• Short exercise:
Search the records for the word "with" and report each line that has it.

• Input data:
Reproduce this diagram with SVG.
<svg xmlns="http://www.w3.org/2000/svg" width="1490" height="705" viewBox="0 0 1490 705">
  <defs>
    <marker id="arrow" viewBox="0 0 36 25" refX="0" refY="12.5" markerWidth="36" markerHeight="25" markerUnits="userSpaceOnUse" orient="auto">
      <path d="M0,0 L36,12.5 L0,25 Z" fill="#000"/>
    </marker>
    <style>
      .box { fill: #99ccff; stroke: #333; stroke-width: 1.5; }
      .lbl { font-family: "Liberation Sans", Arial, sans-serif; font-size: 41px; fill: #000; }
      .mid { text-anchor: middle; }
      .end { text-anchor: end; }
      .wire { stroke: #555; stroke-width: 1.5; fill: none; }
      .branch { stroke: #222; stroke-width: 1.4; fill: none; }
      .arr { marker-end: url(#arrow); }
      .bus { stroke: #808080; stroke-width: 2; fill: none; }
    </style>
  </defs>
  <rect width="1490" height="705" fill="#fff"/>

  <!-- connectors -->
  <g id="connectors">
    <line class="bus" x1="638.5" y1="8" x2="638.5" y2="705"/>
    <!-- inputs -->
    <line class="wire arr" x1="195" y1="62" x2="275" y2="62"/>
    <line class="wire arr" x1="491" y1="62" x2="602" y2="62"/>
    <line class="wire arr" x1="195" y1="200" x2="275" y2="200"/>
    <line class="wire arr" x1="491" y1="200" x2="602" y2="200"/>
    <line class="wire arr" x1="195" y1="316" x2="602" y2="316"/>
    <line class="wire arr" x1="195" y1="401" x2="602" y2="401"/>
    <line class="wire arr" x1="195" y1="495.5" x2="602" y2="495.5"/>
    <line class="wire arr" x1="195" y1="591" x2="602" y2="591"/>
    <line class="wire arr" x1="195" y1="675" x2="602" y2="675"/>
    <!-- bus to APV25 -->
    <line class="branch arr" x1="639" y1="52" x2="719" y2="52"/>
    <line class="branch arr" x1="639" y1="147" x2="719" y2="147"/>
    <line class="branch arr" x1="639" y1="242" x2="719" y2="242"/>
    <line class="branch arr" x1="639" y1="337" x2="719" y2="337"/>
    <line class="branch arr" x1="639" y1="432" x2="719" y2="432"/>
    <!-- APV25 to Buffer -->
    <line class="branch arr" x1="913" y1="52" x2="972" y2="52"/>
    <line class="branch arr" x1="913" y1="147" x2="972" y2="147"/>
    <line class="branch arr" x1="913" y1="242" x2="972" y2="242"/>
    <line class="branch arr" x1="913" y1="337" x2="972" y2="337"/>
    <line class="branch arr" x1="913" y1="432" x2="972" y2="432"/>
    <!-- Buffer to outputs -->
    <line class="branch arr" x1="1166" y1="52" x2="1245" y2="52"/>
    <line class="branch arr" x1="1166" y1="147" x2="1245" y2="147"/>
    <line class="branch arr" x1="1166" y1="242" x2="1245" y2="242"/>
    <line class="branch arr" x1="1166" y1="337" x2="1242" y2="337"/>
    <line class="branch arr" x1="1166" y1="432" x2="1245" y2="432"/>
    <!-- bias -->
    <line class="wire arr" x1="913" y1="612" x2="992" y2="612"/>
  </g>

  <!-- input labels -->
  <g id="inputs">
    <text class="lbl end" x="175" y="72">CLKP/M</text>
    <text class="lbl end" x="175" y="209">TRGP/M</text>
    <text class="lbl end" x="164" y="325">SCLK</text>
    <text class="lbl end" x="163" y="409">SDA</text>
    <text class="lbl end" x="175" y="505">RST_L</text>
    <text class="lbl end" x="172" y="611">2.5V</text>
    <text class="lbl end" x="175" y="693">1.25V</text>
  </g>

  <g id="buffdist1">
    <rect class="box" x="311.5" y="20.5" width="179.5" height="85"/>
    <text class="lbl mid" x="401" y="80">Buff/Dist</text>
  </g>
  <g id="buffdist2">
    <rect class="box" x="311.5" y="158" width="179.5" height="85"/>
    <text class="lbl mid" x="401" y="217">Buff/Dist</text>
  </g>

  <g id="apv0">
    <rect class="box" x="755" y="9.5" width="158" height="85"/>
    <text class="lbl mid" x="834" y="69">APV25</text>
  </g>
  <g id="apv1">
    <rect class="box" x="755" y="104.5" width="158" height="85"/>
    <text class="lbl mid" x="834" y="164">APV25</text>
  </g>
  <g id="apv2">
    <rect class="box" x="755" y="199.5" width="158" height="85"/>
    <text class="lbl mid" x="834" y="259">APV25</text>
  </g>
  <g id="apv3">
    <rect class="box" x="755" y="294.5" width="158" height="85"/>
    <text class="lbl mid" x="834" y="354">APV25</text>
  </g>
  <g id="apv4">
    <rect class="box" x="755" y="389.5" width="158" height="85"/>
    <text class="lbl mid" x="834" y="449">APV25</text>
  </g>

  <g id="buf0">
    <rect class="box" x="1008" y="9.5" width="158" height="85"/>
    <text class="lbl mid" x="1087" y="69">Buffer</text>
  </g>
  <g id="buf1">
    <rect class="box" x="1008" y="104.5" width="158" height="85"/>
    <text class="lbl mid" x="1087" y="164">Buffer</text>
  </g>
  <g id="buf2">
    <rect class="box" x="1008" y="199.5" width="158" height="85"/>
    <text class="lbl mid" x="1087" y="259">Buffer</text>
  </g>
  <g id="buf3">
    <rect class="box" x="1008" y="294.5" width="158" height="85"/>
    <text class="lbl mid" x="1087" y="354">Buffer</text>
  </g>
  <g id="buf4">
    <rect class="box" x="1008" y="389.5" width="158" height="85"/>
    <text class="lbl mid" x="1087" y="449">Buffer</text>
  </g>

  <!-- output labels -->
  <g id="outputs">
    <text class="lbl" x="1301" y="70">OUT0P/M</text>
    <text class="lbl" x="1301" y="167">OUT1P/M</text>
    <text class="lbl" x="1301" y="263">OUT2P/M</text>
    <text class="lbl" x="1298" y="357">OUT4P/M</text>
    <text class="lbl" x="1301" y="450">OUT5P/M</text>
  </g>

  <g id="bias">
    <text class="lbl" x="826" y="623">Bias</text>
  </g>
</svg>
==
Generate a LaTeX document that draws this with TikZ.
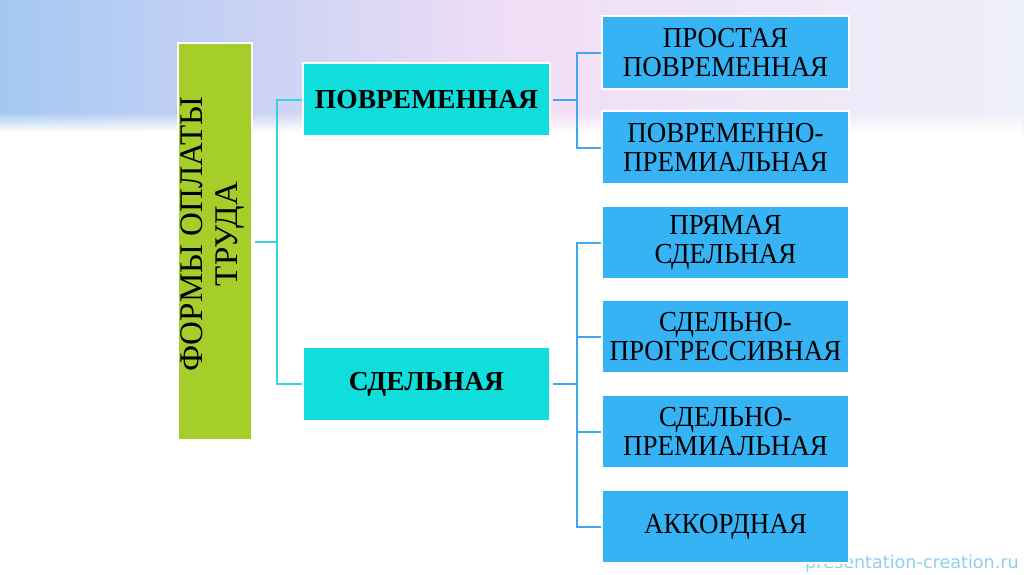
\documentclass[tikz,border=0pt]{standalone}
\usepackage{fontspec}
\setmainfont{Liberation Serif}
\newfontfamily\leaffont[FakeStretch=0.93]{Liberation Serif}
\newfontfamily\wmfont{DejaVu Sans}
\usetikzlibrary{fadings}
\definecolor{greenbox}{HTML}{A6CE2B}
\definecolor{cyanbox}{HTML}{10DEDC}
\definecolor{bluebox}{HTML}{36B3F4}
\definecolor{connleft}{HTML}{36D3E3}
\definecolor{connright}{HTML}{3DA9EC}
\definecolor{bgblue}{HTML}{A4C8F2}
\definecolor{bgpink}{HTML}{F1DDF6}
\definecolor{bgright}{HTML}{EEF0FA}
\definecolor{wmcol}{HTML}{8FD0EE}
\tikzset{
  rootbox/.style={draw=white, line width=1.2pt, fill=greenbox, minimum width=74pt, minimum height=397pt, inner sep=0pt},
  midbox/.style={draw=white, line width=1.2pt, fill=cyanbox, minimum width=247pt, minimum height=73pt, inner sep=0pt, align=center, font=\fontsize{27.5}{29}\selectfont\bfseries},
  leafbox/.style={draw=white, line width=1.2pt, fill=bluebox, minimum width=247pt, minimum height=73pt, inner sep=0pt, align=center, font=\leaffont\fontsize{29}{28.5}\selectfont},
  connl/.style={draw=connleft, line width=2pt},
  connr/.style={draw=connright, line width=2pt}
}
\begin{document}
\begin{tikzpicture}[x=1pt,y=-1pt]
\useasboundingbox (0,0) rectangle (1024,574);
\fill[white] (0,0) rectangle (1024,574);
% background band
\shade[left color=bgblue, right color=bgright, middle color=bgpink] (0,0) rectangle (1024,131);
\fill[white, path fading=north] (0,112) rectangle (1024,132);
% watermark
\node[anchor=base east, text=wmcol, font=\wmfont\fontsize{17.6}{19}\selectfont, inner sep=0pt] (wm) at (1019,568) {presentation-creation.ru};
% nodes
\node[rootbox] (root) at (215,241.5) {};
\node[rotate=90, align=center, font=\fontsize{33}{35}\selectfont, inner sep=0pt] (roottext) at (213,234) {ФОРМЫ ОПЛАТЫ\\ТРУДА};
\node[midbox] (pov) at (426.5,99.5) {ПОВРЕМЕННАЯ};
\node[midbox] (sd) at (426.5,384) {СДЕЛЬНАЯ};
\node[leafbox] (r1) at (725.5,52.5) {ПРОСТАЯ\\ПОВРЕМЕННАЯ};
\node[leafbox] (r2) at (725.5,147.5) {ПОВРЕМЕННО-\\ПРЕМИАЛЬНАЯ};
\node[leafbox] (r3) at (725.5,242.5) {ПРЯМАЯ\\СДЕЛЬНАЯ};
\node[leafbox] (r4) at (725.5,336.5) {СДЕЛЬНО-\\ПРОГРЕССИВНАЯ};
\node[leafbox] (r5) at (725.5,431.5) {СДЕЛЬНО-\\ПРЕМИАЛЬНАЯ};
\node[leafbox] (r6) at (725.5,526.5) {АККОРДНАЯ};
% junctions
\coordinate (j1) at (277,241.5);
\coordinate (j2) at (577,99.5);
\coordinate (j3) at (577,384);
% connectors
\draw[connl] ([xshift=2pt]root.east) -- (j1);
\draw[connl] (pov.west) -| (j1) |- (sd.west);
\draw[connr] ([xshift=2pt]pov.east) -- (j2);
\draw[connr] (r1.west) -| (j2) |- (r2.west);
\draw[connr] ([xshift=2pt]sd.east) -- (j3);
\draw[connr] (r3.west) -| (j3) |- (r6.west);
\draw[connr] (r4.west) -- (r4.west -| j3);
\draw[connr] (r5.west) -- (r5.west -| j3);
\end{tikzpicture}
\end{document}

• Task response:
Reproduce this diagram with SVG.
Generate a LaTeX document that draws this with TikZ.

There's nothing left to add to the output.